[分析] 利用two pointers 方式找出链表的中间节点,接着翻转后半段链表,最后比较前后两半,如果完全相同则满足回文性质。注意到比较前后两半时以后半段长度为准,因为链表长度为奇数时,前半段会多一个节点。 Method2 是参考 http://blog.csdn.net/u013027996/article/details/46832437的实现,更加简洁,且不需要考虑长度奇数偶数问题,记slow初始标号为1, fast则为2,经过n次循环后,slow=1 + n, fast=2 + 2*n, 第一个while循环结束后,若input链表长度为偶数,则slow.next是后半段链表的起始节点,fast指向最后一个节点;若为奇数,则slow.next最终指向链表的中间节点,fast指向倒数第二个节点。
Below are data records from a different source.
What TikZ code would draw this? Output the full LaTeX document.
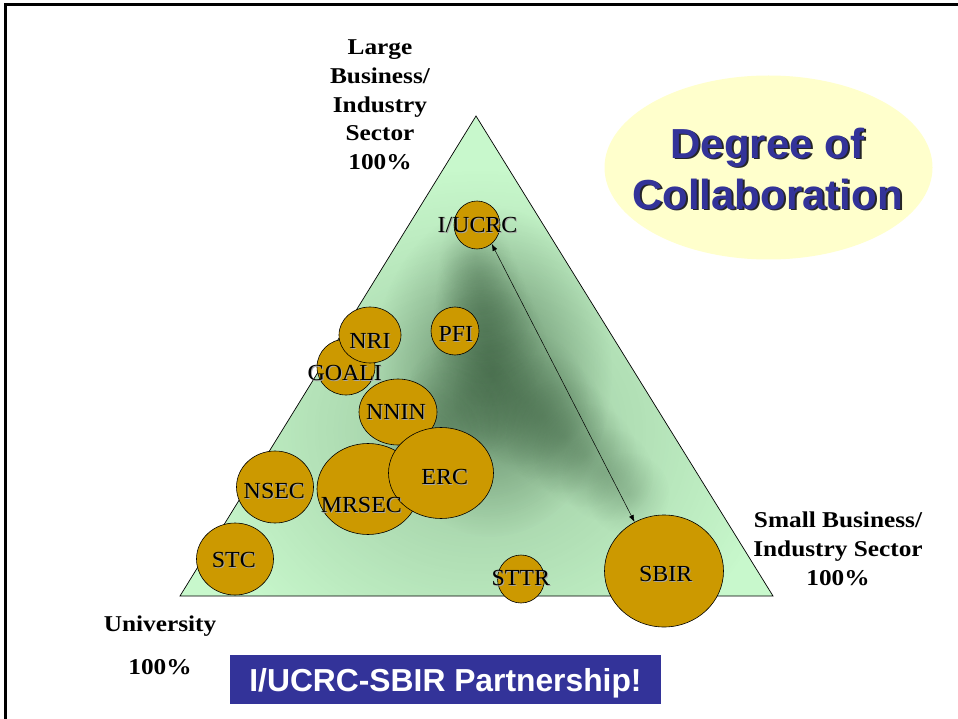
\documentclass[tikz,border=0pt]{standalone}
\usepackage{fontspec}
\setmainfont{Liberation Serif}[FakeStretch=1.12]
\newfontfamily\orgfont{Liberation Serif}[FakeStretch=1.04]
\newfontfamily\headsans{Liberation Sans}
\usepackage{tikz}
\usetikzlibrary{shapes.geometric,arrows.meta,calc,fadings}
\definecolor{trigreen}{RGB}{200,248,204}
\definecolor{shadegreen}{RGB}{50,85,55}
\definecolor{gold}{RGB}{204,153,0}
\definecolor{paleyellow}{RGB}{255,255,204}
\definecolor{slideblue}{RGB}{51,51,153}
\tikzfading[name=softblob, inner color=transparent!0, outer color=transparent!100]

\begin{document}
\begin{tikzpicture}[x=1pt,y=-1pt]
    \tikzstyle{org}=[ellipse, draw=black, line width=0.6pt, fill=gold, inner sep=0pt]
    \tikzstyle{lbl}=[anchor=base, inner sep=0pt, font=\orgfont\fontsize{23}{27}\selectfont]
    \tikzstyle{lblsh}=[lbl, text=black!35]
    \tikzstyle{head}=[align=center, inner sep=0pt, font=\bfseries\fontsize{22.6}{28.75}\selectfont]
    \tikzstyle{title}=[align=center, inner sep=0pt, font=\headsans\bfseries\fontsize{42}{51}\selectfont]
    \tikzstyle{blob}=[shadegreen, path fading=softblob]
    \useasboundingbox (0,0) rectangle (958,719);
    \fill[white] (0,0) rectangle (958,719);
    \draw[line width=3pt] (5.5,719) -- (5.5,4.5) -- (958,4.5);
    \coordinate (lb) at (180,596);
    \coordinate (top) at (476,116);
    \coordinate (rb) at (773,596);
    \fill[trigreen] (lb) -- (top) -- (rb) -- cycle;
    \begin{scope}
        \clip (lb) -- (top) -- (rb) -- cycle;
        \coordinate (sc) at (492,372);
        \coordinate (ua) at (474,250);
        \coordinate (ra) at (635,500);
        \coordinate (la) at (395,470);
        \fill[blob, opacity=0.3] (480,430) ellipse [x radius=300, y radius=260];
        \fill[blob, opacity=0.6] (sc) ellipse [x radius=120, y radius=165];
        \foreach \t in {0.2,0.35,...,1.0}
        {
            \fill[blob, opacity={0.35-0.15*\t}] ($(sc)!\t!(ra)$) circle [radius={75-35*\t}];
            \fill[blob, opacity={0.3-0.15*\t}] ($(sc)!\t!(ua)$) circle [radius={65-30*\t}];
            \fill[blob, opacity={0.2-0.1*\t}] ($(sc)!\t!(la)$) circle [radius={70-30*\t}];
        }
    \end{scope}
    \draw[line width=0.7pt] (lb) -- (top) -- (rb) -- cycle;
    \node[org, minimum width=46, minimum height=48] (iucrc) at (477,225) {};
    \node[org, minimum width=48, minimum height=48] (pfi) at (455,331) {};
    \node[org, minimum width=58, minimum height=56] (goali) at (346,367) {};
    \node[org, minimum width=62, minimum height=56] (nri) at (370,335) {};
    \node[org, minimum width=78, minimum height=66] (nnin) at (398,412) {};
    \node[org, minimum width=102, minimum height=91] (mrsec) at (368,489) {};
    \node[org, minimum width=105, minimum height=91] (erc) at (441,473) {};
    \node[org, minimum width=77, minimum height=72] (nsec) at (275,487) {};
    \node[org, minimum width=77, minimum height=72] (stc) at (235,559) {};
    \node[org, minimum width=47, minimum height=48] (sttr) at (521,579) {};
    \node[org, minimum width=119, minimum height=112] (sbir) at (664,571) {};
    \draw[{Latex[length=7pt,width=5pt]}-{Latex[length=7pt,width=5pt]}, line width=0.5pt] (iucrc.-52) -- (sbir.121);
    \foreach \n/\t/\x/\y in {iucrc/{I/UCRC}/477.5/232.7, pfi/PFI/455.8/341.7, nri/NRI/370/348.3, goali/GOALI/344.7/380, nnin/NNIN/396/419, mrsec/MRSEC/361.3/512.3, erc/ERC/444.7/484.3, nsec/NSEC/274.3/498.3, stc/STC/233.8/567.3, sttr/STTR/520.8/585.7, sbir/SBIR/665.7/581.7}
    {
        \node[lblsh] (\n-sh) at ({\x+1},{\y+1}) {\t};
        \node[lbl] (\n-txt) at (\x,\y) {\t};
    }
    \node[head] (large) at (380,105) {Large\\Business/\\Industry\\Sector\\100\%};
    \node[head] (small) at (838,549) {Small Business/\\Industry Sector\\100\%};
    \node[head, anchor=base] (univ) at (160,631.7) {University};
    \node[head, anchor=base] (univpct) at (160,674) {100\%};
    \node[ellipse, fill=paleyellow, minimum width=328, minimum height=184] (collab) at (768.5,167.5) {};
    \node[title, text=black!85] (title-sh) at (769.5,170) {Degree of\\Collaboration};
    \node[title, text=slideblue] (title) at (767.5,168.5) {Degree of\\Collaboration};
    \node[fill=slideblue, text=white, minimum width=431, minimum height=49, inner sep=0pt, text depth=0pt, font=\headsans\bfseries\fontsize{31.8}{38}\selectfont] (partner) at (445.5,679.5) {I/UCRC-SBIR Partnership!};
\end{tikzpicture}
\end{document}
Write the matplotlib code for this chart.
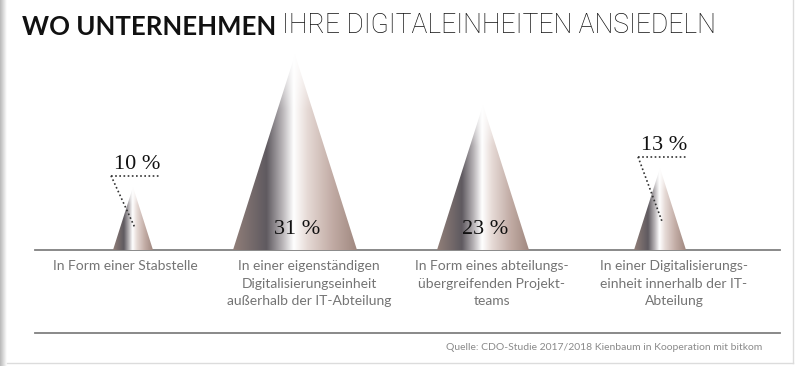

最后判断两段链表是否相同时,若为奇数,则后半段会多一个,但不要紧,因为前半段遍历完while循环即结束。
// Method 2
public class Solution {
public boolean isPalindrome(ListNode head) {
if (head == null) return true;
ListNode slow = head, fast = slow.next;
while (fast != null && fast.next != null && fast.next.next != null) {
slow = slow.next;
fast = fast.next.next;
}
ListNode curr = slow.next; //p is the start of second half or the middle element
ListNode next = null;
ListNode head2 = null;
while (curr != null) {
next = curr.next;
curr.next = head2;
head2 = curr;
curr = next;
}
while (head != null && head2 != null) {
if (head.val != head2.val) return false;
head = head.next;
head2 = head2.next;
}
return true;
}
}
// Method 1
public class Solution {
public boolean isPalindrome(ListNode head) {
if (head == null || head.next == null)
return true;
if (head.next.next == null)
return head.val == head.next.val ? true : false;
// split input list
ListNode p = head, q = head;
while (q != null) {
if (q.next != null) {
if (q.next.next != null) {
p = p.next;
q = q.next.next;
} else { // size is even
break;
}
} else { // size is odd
break;
}
}
// reverse second half
ListNode prev = null, curr = p.next, next = null;
while (curr != null) {
next = curr.next;
curr.next = prev;
prev = curr;
curr = next;
}
// check if is palindrome
q = prev;
p = head;
while (q != null) {
if (p.val != q.val) return false;
p = p.next;
q = q.next;
}
return true;
}
}